## Task requirements
Pick out each line with the word "React" from the material that follows.

Begin

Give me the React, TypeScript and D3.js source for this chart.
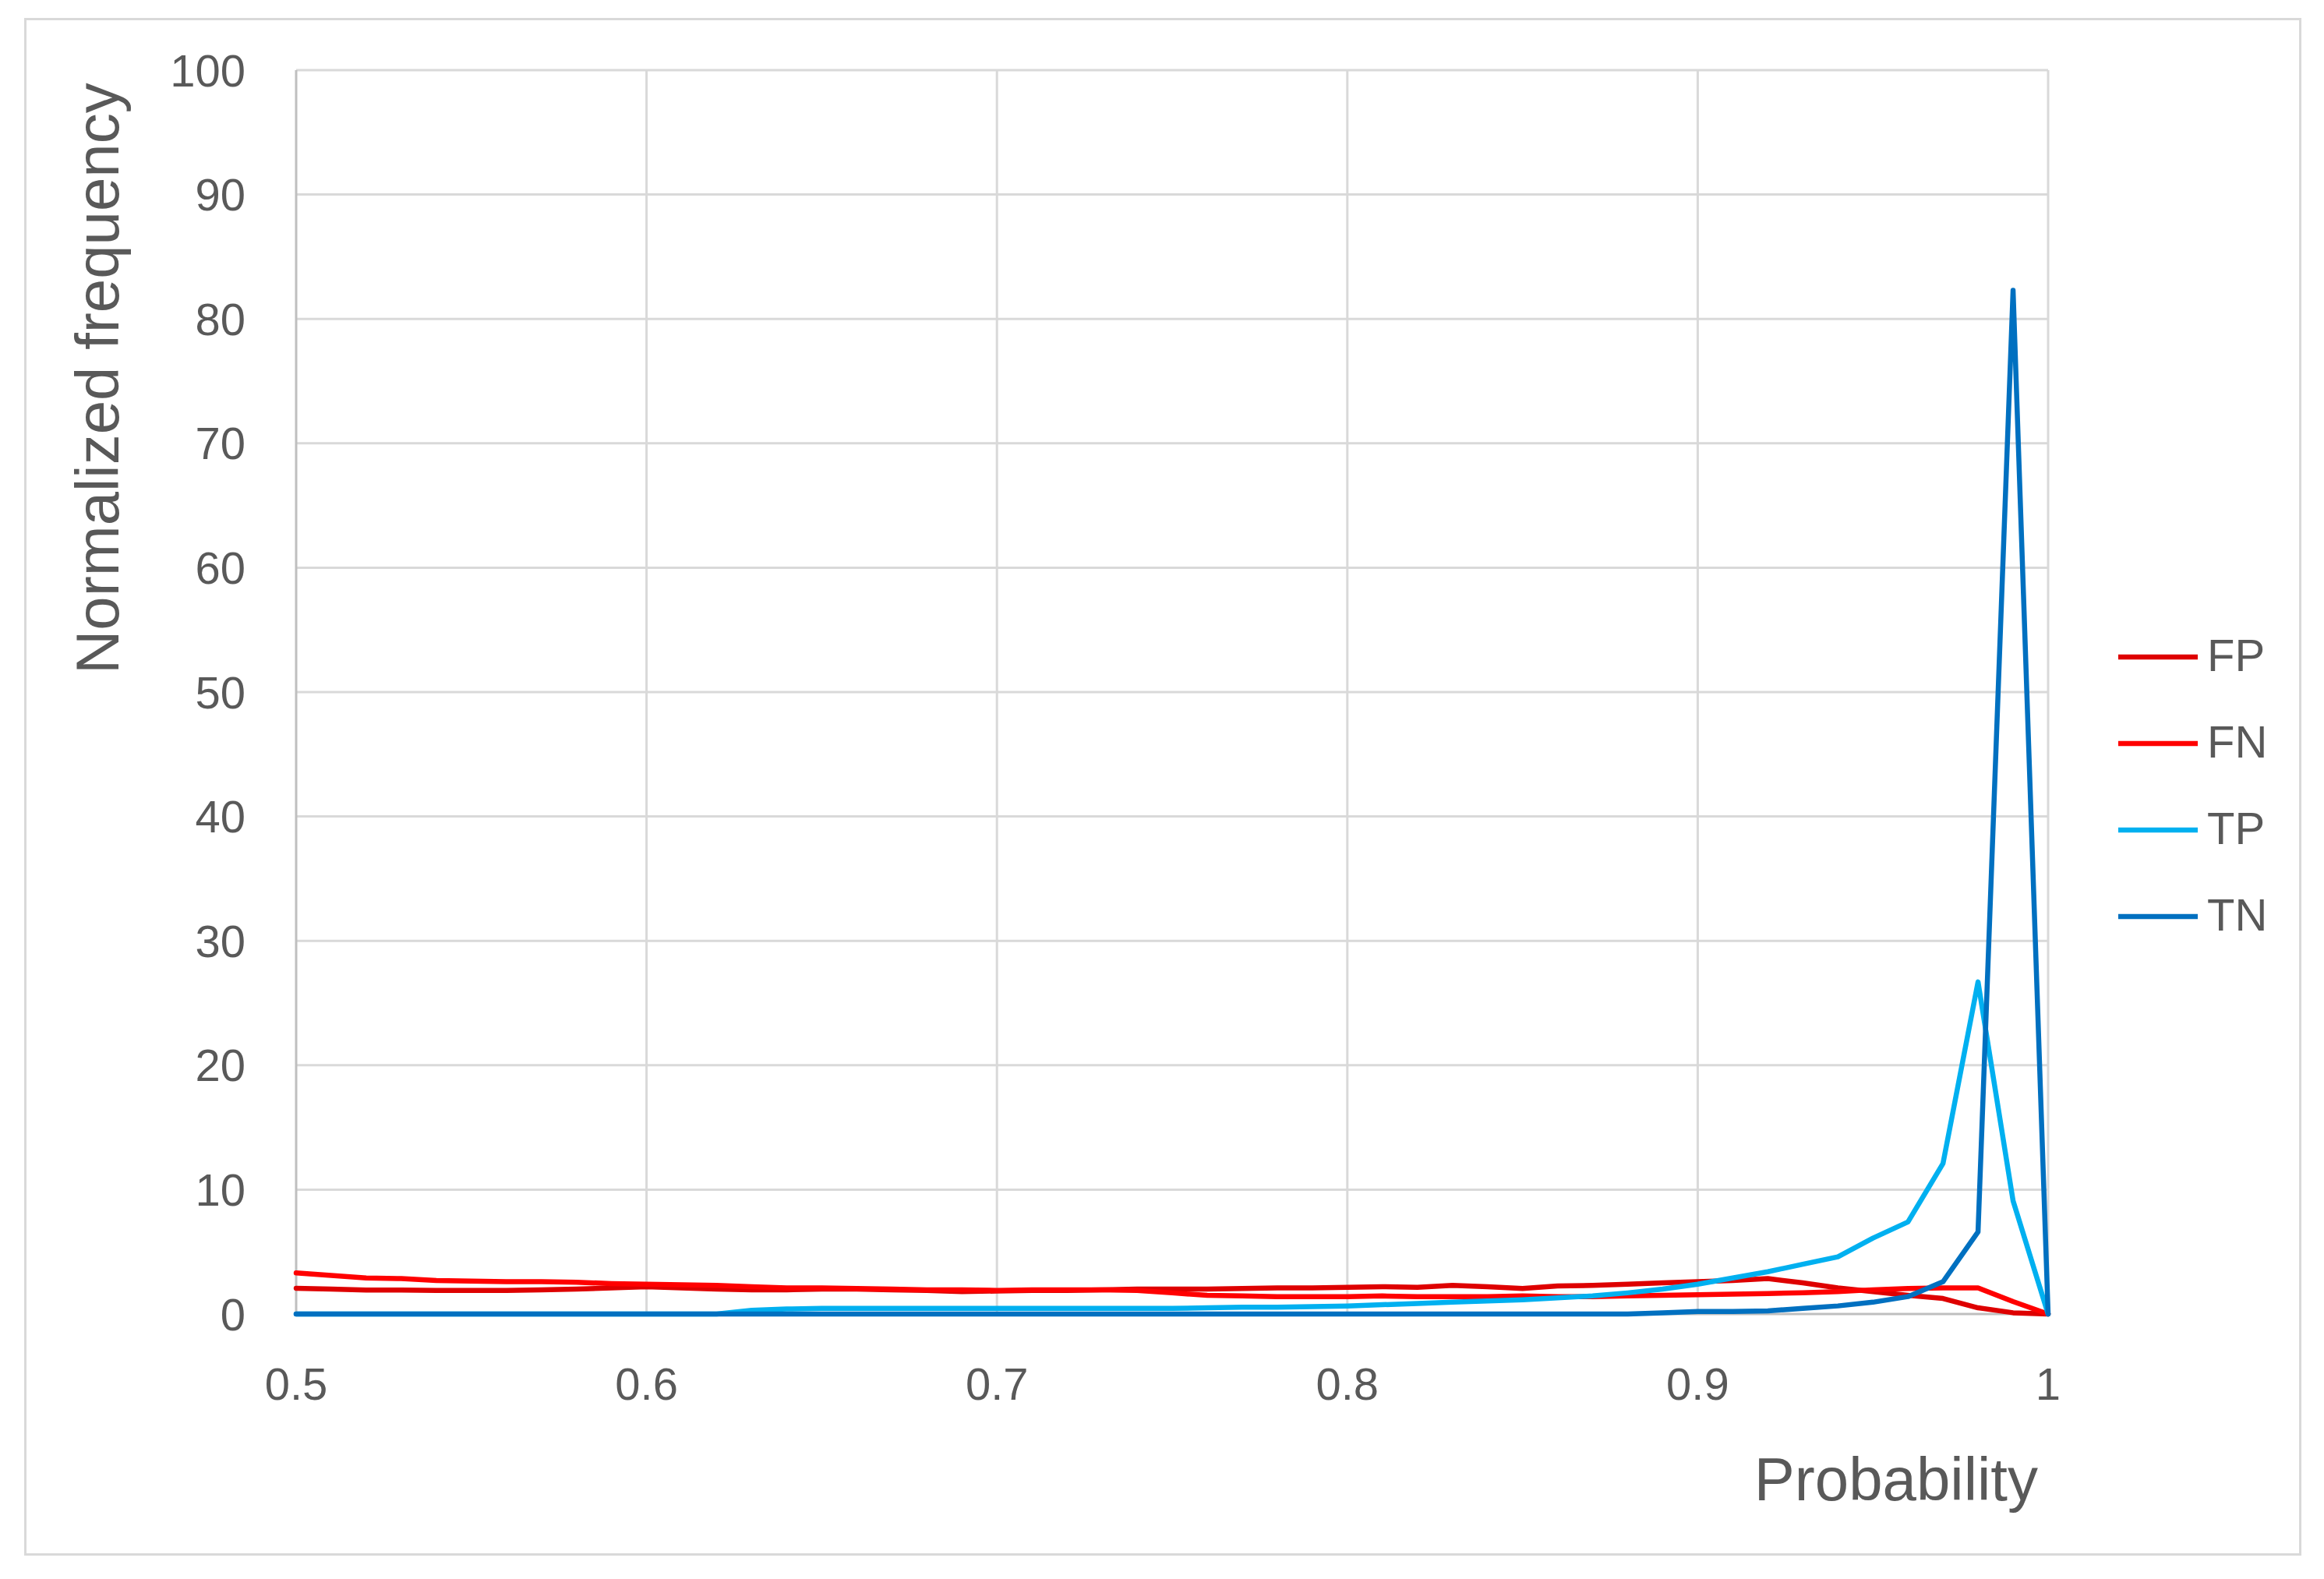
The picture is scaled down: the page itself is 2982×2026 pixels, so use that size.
import React from "react";
import * as d3 from "d3";

const probability = [
  0.5, 0.51, 0.52, 0.53, 0.54, 0.55, 0.56, 0.57, 0.58, 0.59,
  0.6, 0.61, 0.62, 0.63, 0.64, 0.65, 0.66, 0.67, 0.68, 0.69,
  0.7, 0.71, 0.72, 0.73, 0.74, 0.75, 0.76, 0.77, 0.78, 0.79,
  0.8, 0.81, 0.82, 0.83, 0.84, 0.85, 0.86, 0.87, 0.88, 0.89,
  0.9, 0.91, 0.92, 0.93, 0.94, 0.95, 0.96, 0.97, 0.98, 0.99, 1.0,
];

const fpValues = [
  2.07, 2.0, 1.92, 1.92, 1.9, 1.9, 1.9, 1.95, 2.0, 2.1,
  2.2, 2.1, 2.0, 1.95, 1.95, 2.0, 2.0, 1.95, 1.9, 1.8,
  1.85, 1.9, 1.9, 1.95, 2.0, 2.0, 2.0, 2.05, 2.1, 2.1,
  2.15, 2.2, 2.15, 2.3, 2.2, 2.05, 2.25, 2.3, 2.4, 2.5,
  2.6, 2.7, 2.85, 2.5, 2.1, 1.8, 1.5, 1.25, 0.5, 0.1, 0,
];

const fnValues = [
  3.3, 3.1, 2.9, 2.85, 2.7, 2.65, 2.6, 2.6, 2.55, 2.45,
  2.4, 2.35, 2.3, 2.2, 2.1, 2.1, 2.05, 2.0, 1.95, 1.95,
  1.9, 1.95, 1.95, 1.95, 1.9, 1.7, 1.5, 1.45, 1.4, 1.4,
  1.4, 1.45, 1.4, 1.4, 1.4, 1.45, 1.4, 1.4, 1.45, 1.5,
  1.55, 1.6, 1.65, 1.7, 1.8, 1.95, 2.05, 2.1, 2.1, 1.0, 0,
];

const tpValues = [
  0, 0, 0, 0, 0, 0, 0, 0, 0, 0,
  0, 0, 0, 0.3, 0.4, 0.45, 0.45, 0.45, 0.45, 0.45,
  0.45, 0.45, 0.45, 0.45, 0.45, 0.45, 0.5, 0.55, 0.55, 0.6,
  0.65, 0.75, 0.85, 0.95, 1.05, 1.15, 1.3, 1.45, 1.7, 2.0,
  2.4, 2.9, 3.4, 4.0, 4.6, 6.1, 7.4, 12.1, 26.7, 9.1, 0,
];

const tnValues = [
  0, 0, 0, 0, 0, 0, 0, 0, 0, 0,
  0, 0, 0, 0, 0, 0, 0, 0, 0, 0,
  0, 0, 0, 0, 0, 0, 0, 0, 0, 0,
  0, 0, 0, 0, 0, 0, 0, 0, 0, 0.1,
  0.2, 0.2, 0.25, 0.45, 0.65, 0.95, 1.4, 2.6, 6.6, 82.3, 0,
];

const seriesNames = ["FP", "FN", "TP", "TN"];
const seriesColors = ["#DE0000", "#FF0000", "#00B0F0", "#0070C0"];
const seriesData = [fpValues, fnValues, tpValues, tnValues];

const xTicks = [0.5, 0.6, 0.7, 0.8, 0.9, 1];
const yTicks = [0, 10, 20, 30, 40, 50, 60, 70, 80, 90, 100];

const W = 2982;
const H = 2026;
const FONT = "'Liberation Sans', Arial, sans-serif";

export default function App() {
  const left = 380;
  const right = 2628;
  const top = 90;
  const bottom = 1686;

  const x = d3.scaleLinear().domain([0.5, 1]).range([left, right]);
  const y = d3.scaleLinear().domain([0, 100]).range([bottom, top]);

  const line = d3
    .line<[number, number]>()
    .x((d) => x(d[0]))
    .y((d) => y(d[1]));

  return (
    <svg
      width={W}
      height={H}
      viewBox={`0 0 ${W} ${H}`}
      style={{ position: "absolute", left: 0, top: 0, background: "#fff" }}
    >
      <rect x={0} y={0} width={W} height={H} fill="#fff" />
      <rect
        x={32.5}
        y={24.5}
        width={2919}
        height={1970}
        fill="#fff"
        stroke="#d9d9d9"
        strokeWidth={3}
      />
      {/* horizontal gridlines */}
      {yTicks
        .filter((t) => t > 0)
        .map((t) => (
          <line
            key={"hg" + t}
            x1={left}
            x2={right}
            y1={y(t)}
            y2={y(t)}
            stroke="#d9d9d9"
            strokeWidth={3}
          />
        ))}
      {/* vertical gridlines */}
      {xTicks
        .filter((t) => t > 0.5)
        .map((t) => (
          <line
            key={"vg" + t}
            x1={x(t)}
            x2={x(t)}
            y1={top}
            y2={bottom}
            stroke="#d9d9d9"
            strokeWidth={3}
          />
        ))}
      {/* axes */}
      <line x1={left} x2={left} y1={top} y2={bottom} stroke="#bfbfbf" strokeWidth={3} />
      <line x1={left} x2={right} y1={bottom} y2={bottom} stroke="#bfbfbf" strokeWidth={3} />

      {/* y tick labels */}
      {yTicks.map((t) => (
        <text
          key={"yl" + t}
          x={315}
          y={y(t)}
          textAnchor="end"
          dominantBaseline="central"
          fontFamily={FONT}
          fontSize={58}
          fill="#595959"
        >
          {t}
        </text>
      ))}
      {/* x tick labels */}
      {xTicks.map((t) => (
        <text
          key={"xl" + t}
          x={x(t)}
          y={1796}
          textAnchor="middle"
          fontFamily={FONT}
          fontSize={58}
          fill="#595959"
        >
          {String(t)}
        </text>
      ))}

      {/* series lines */}
      {seriesData.map((vals, i) => (
        <path
          key={seriesNames[i]}
          d={line(probability.map((p, k) => [p, vals[k]] as [number, number])) || ""}
          fill="none"
          stroke={seriesColors[i]}
          strokeWidth={6.5}
          strokeLinejoin="round"
          strokeLinecap="round"
        />
      ))}

      {/* axis titles */}
      <text
        x={2615}
        y={1925}
        textAnchor="end"
        fontFamily={FONT}
        fontSize={78}
        fill="#595959"
      >
        Probability
      </text>
      <text
        transform="translate(152,865) rotate(-90)"
        x={0}
        y={0}
        textAnchor="start"
        fontFamily={FONT}
        fontSize={78}
        fill="#595959"
      >
        Normalized frequency
      </text>

      {/* legend */}
      {seriesNames.map((name, i) => {
        const ly = 843 + i * 111;
        return (
          <g key={"lg" + name}>
            <line
              x1={2718}
              x2={2820}
              y1={ly}
              y2={ly}
              stroke={seriesColors[i]}
              strokeWidth={6.5}
            />
            <text
              x={2832}
              y={ly - 3}
              dominantBaseline="central"
              fontFamily={FONT}
              fontSize={58}
              fill="#595959"
            >
              {name}
            </text>
          </g>
        );
      })}
    </svg>
  );
}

End

## Exercise response
Give me the React, TypeScript and D3.js source for this chart.
import React from "react";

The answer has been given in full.